--- Start of Provided material ---

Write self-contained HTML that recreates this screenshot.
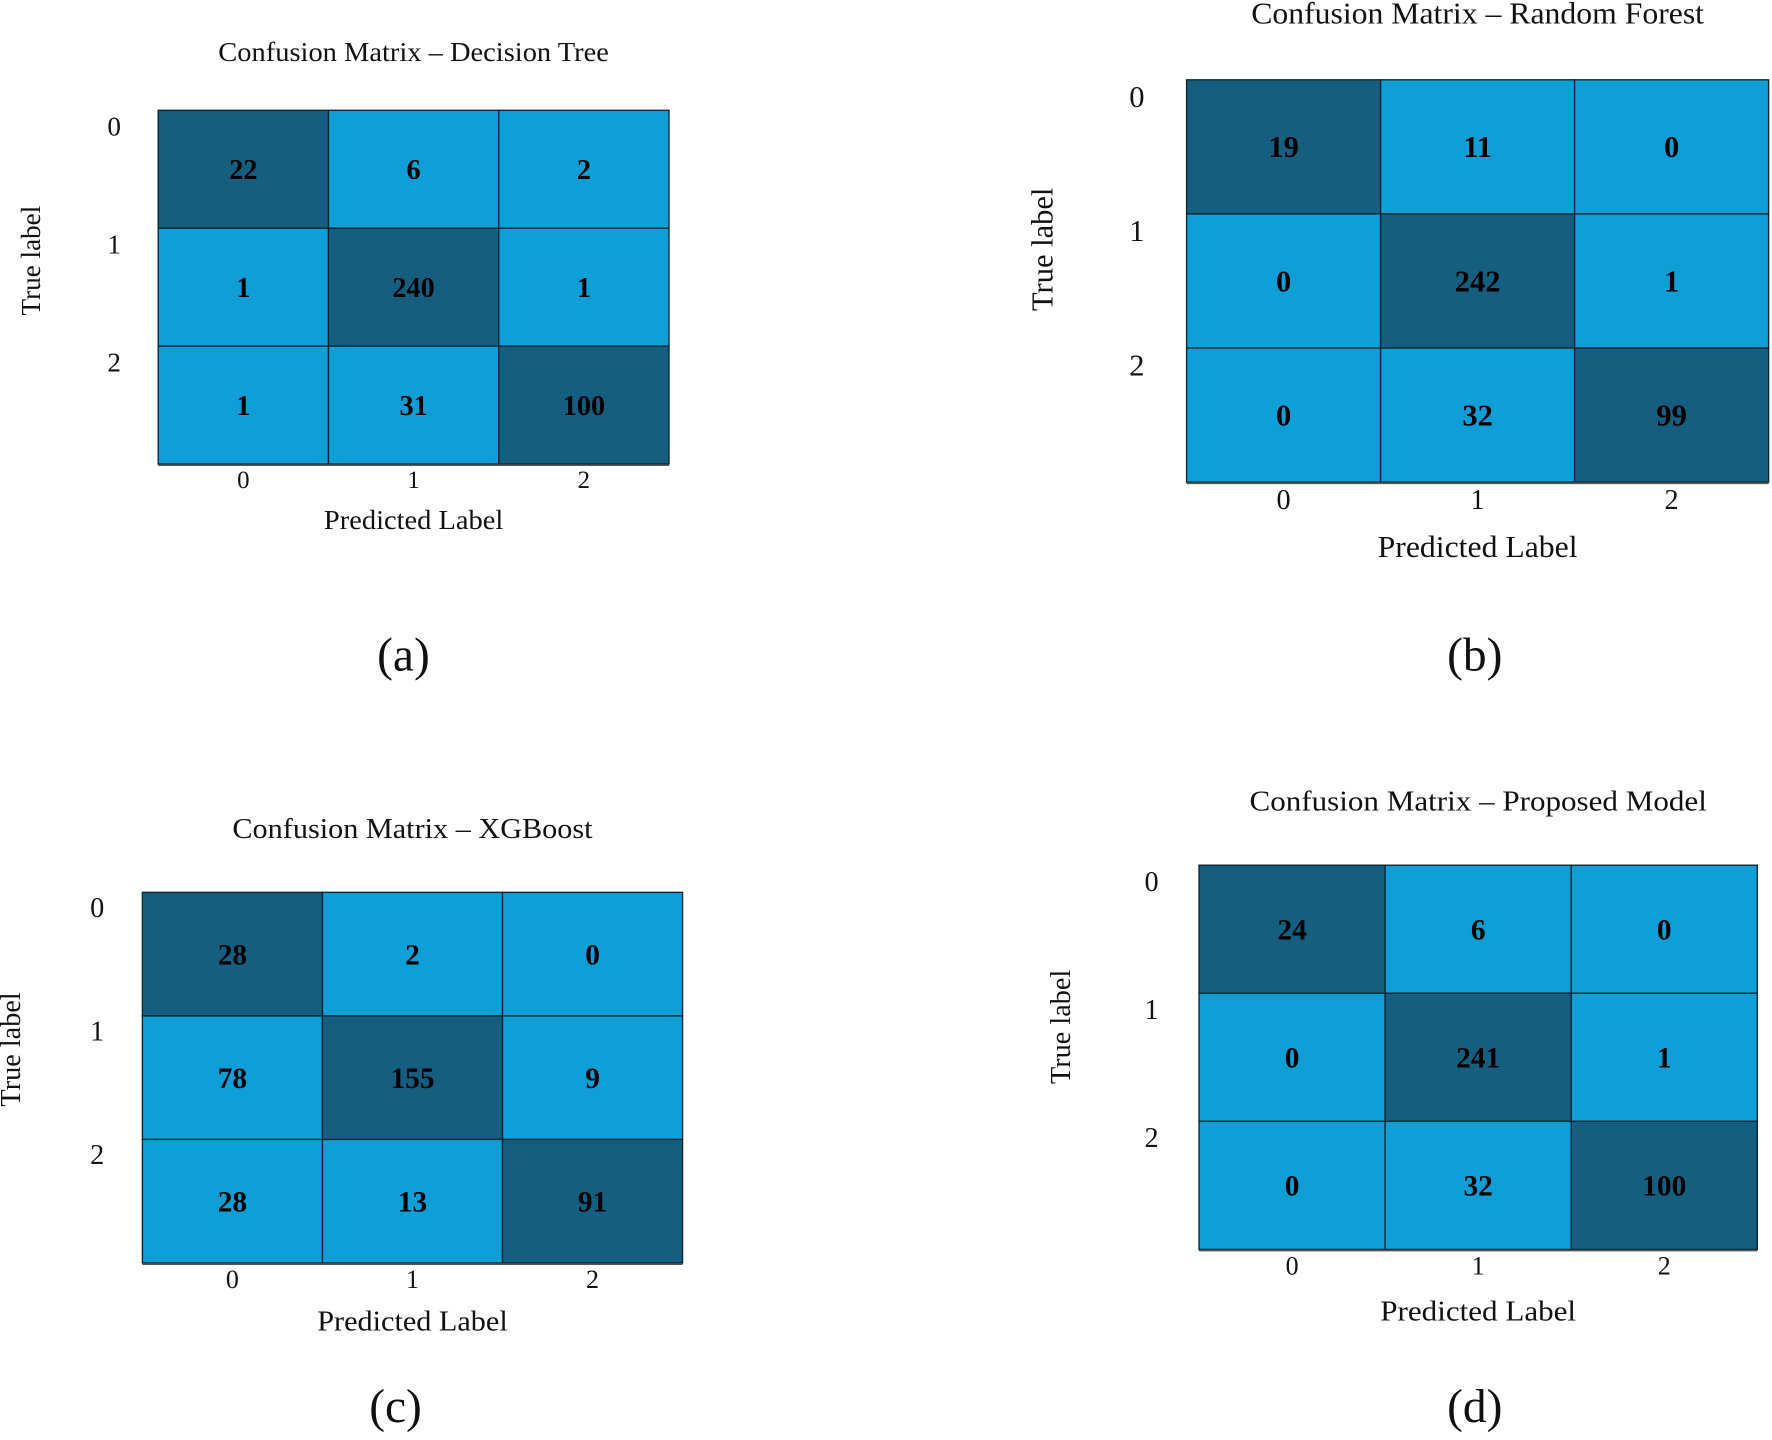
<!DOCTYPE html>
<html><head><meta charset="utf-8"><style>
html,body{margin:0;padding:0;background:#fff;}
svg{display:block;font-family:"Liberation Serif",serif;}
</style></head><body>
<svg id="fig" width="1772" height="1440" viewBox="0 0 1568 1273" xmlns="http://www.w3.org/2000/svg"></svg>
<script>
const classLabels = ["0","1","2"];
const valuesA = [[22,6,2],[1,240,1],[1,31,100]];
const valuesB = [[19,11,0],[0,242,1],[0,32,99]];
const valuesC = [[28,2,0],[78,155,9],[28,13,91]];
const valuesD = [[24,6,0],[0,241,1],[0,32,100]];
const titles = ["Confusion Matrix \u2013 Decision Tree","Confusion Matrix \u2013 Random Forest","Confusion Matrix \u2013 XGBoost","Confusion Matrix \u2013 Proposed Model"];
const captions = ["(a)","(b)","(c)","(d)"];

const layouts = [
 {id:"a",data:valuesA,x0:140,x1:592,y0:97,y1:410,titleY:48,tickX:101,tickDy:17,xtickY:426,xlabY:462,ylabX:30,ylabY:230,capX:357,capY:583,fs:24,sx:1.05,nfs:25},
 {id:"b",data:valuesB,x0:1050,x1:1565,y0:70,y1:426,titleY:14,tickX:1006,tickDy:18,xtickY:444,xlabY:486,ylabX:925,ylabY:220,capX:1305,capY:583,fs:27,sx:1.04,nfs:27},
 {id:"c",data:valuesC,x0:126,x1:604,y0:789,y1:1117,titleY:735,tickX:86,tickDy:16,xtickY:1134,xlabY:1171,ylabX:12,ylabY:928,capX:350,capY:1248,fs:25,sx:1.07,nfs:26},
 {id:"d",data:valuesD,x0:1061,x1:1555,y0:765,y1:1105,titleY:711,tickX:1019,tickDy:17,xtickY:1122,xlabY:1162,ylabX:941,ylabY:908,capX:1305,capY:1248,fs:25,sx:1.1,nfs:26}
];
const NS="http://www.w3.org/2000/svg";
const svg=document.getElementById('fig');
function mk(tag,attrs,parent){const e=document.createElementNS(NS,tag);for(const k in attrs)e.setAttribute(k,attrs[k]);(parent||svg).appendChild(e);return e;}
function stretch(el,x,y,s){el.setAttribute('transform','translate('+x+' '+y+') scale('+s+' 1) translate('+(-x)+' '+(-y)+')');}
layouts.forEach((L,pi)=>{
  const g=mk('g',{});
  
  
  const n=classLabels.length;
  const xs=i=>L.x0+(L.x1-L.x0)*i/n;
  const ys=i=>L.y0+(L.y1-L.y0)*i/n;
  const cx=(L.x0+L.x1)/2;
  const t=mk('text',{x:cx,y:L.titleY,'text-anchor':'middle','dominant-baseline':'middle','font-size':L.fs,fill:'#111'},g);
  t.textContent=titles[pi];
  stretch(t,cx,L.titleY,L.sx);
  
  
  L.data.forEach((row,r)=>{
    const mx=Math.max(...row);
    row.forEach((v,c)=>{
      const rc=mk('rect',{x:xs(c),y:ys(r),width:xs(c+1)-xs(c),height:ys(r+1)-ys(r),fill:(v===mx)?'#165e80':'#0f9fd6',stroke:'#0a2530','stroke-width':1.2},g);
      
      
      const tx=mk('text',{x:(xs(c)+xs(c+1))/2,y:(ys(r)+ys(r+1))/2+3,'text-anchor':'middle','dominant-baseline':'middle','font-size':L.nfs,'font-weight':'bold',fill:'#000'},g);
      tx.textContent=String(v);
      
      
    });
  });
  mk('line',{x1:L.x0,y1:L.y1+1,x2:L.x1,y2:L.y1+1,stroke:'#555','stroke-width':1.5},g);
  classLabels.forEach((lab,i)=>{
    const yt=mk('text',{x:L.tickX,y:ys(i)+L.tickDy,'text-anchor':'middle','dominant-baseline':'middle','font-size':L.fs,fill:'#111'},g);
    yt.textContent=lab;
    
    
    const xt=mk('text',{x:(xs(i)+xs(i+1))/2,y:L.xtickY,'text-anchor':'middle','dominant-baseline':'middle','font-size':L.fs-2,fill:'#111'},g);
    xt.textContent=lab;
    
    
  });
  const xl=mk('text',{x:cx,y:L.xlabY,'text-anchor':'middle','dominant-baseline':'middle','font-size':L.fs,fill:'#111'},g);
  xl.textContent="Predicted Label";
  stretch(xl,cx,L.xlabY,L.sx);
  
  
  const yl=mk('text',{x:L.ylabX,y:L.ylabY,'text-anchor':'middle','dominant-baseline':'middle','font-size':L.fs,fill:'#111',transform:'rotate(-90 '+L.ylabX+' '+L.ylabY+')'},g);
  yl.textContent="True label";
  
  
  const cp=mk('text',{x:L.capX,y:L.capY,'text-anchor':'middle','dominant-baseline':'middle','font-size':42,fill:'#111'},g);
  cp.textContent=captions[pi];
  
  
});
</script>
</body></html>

--- End of Provided material ---

▶ **The request**:
Return the material word for word. Pictures are not part of the copy.

▶ **Completed task**:
Write self-contained HTML that recreates this screenshot.
<!DOCTYPE html>
<html><head><meta charset="utf-8"><style>
html,body{margin:0;padding:0;background:#fff;}
svg{display:block;font-family:"Liberation Serif",serif;}
</style></head><body>
<svg id="fig" width="1772" height="1440" viewBox="0 0 1568 1273" xmlns="http://www.w3.org/2000/svg"></svg>
<script>
const classLabels = ["0","1","2"];
const valuesA = [[22,6,2],[1,240,1],[1,31,100]];
const valuesB = [[19,11,0],[0,242,1],[0,32,99]];
const valuesC = [[28,2,0],[78,155,9],[28,13,91]];
const valuesD = [[24,6,0],[0,241,1],[0,32,100]];
const titles = ["Confusion Matrix \u2013 Decision Tree","Confusion Matrix \u2013 Random Forest","Confusion Matrix \u2013 XGBoost","Confusion Matrix \u2013 Proposed Model"];
const captions = ["(a)","(b)","(c)","(d)"];

const layouts = [
 {id:"a",data:valuesA,x0:140,x1:592,y0:97,y1:410,titleY:48,tickX:101,tickDy:17,xtickY:426,xlabY:462,ylabX:30,ylabY:230,capX:357,capY:583,fs:24,sx:1.05,nfs:25},
 {id:"b",data:valuesB,x0:1050,x1:1565,y0:70,y1:426,titleY:14,tickX:1006,tickDy:18,xtickY:444,xlabY:486,ylabX:925,ylabY:220,capX:1305,capY:583,fs:27,sx:1.04,nfs:27},
 {id:"c",data:valuesC,x0:126,x1:604,y0:789,y1:1117,titleY:735,tickX:86,tickDy:16,xtickY:1134,xlabY:1171,ylabX:12,ylabY:928,capX:350,capY:1248,fs:25,sx:1.07,nfs:26},
 {id:"d",data:valuesD,x0:1061,x1:1555,y0:765,y1:1105,titleY:711,tickX:1019,tickDy:17,xtickY:1122,xlabY:1162,ylabX:941,ylabY:908,capX:1305,capY:1248,fs:25,sx:1.1,nfs:26}
];
const NS="http://www.w3.org/2000/svg";
const svg=document.getElementById('fig');
function mk(tag,attrs,parent){const e=document.createElementNS(NS,tag);for(const k in attrs)e.setAttribute(k,attrs[k]);(parent||svg).appendChild(e);return e;}
function stretch(el,x,y,s){el.setAttribute('transform','translate('+x+' '+y+') scale('+s+' 1) translate('+(-x)+' '+(-y)+')');}
layouts.forEach((L,pi)=>{
  const g=mk('g',{});
  
  
  const n=classLabels.length;
  const xs=i=>L.x0+(L.x1-L.x0)*i/n;
  const ys=i=>L.y0+(L.y1-L.y0)*i/n;
  const cx=(L.x0+L.x1)/2;
  const t=mk('text',{x:cx,y:L.titleY,'text-anchor':'middle','dominant-baseline':'middle','font-size':L.fs,fill:'#111'},g);
  t.textContent=titles[pi];
  stretch(t,cx,L.titleY,L.sx);
  
  
  L.data.forEach((row,r)=>{
    const mx=Math.max(...row);
    row.forEach((v,c)=>{
      const rc=mk('rect',{x:xs(c),y:ys(r),width:xs(c+1)-xs(c),height:ys(r+1)-ys(r),fill:(v===mx)?'#165e80':'#0f9fd6',stroke:'#0a2530','stroke-width':1.2},g);
      
      
      const tx=mk('text',{x:(xs(c)+xs(c+1))/2,y:(ys(r)+ys(r+1))/2+3,'text-anchor':'middle','dominant-baseline':'middle','font-size':L.nfs,'font-weight':'bold',fill:'#000'},g);
      tx.textContent=String(v);
      
      
    });
  });
  mk('line',{x1:L.x0,y1:L.y1+1,x2:L.x1,y2:L.y1+1,stroke:'#555','stroke-width':1.5},g);
  classLabels.forEach((lab,i)=>{
    const yt=mk('text',{x:L.tickX,y:ys(i)+L.tickDy,'text-anchor':'middle','dominant-baseline':'middle','font-size':L.fs,fill:'#111'},g);
    yt.textContent=lab;
    
    
    const xt=mk('text',{x:(xs(i)+xs(i+1))/2,y:L.xtickY,'text-anchor':'middle','dominant-baseline':'middle','font-size':L.fs-2,fill:'#111'},g);
    xt.textContent=lab;
    
    
  });
  const xl=mk('text',{x:cx,y:L.xlabY,'text-anchor':'middle','dominant-baseline':'middle','font-size':L.fs,fill:'#111'},g);
  xl.textContent="Predicted Label";
  stretch(xl,cx,L.xlabY,L.sx);
  
  
  const yl=mk('text',{x:L.ylabX,y:L.ylabY,'text-anchor':'middle','dominant-baseline':'middle','font-size':L.fs,fill:'#111',transform:'rotate(-90 '+L.ylabX+' '+L.ylabY+')'},g);
  yl.textContent="True label";
  
  
  const cp=mk('text',{x:L.capX,y:L.capY,'text-anchor':'middle','dominant-baseline':'middle','font-size':42,fill:'#111'},g);
  cp.textContent=captions[pi];
  
  
});
</script>
</body></html>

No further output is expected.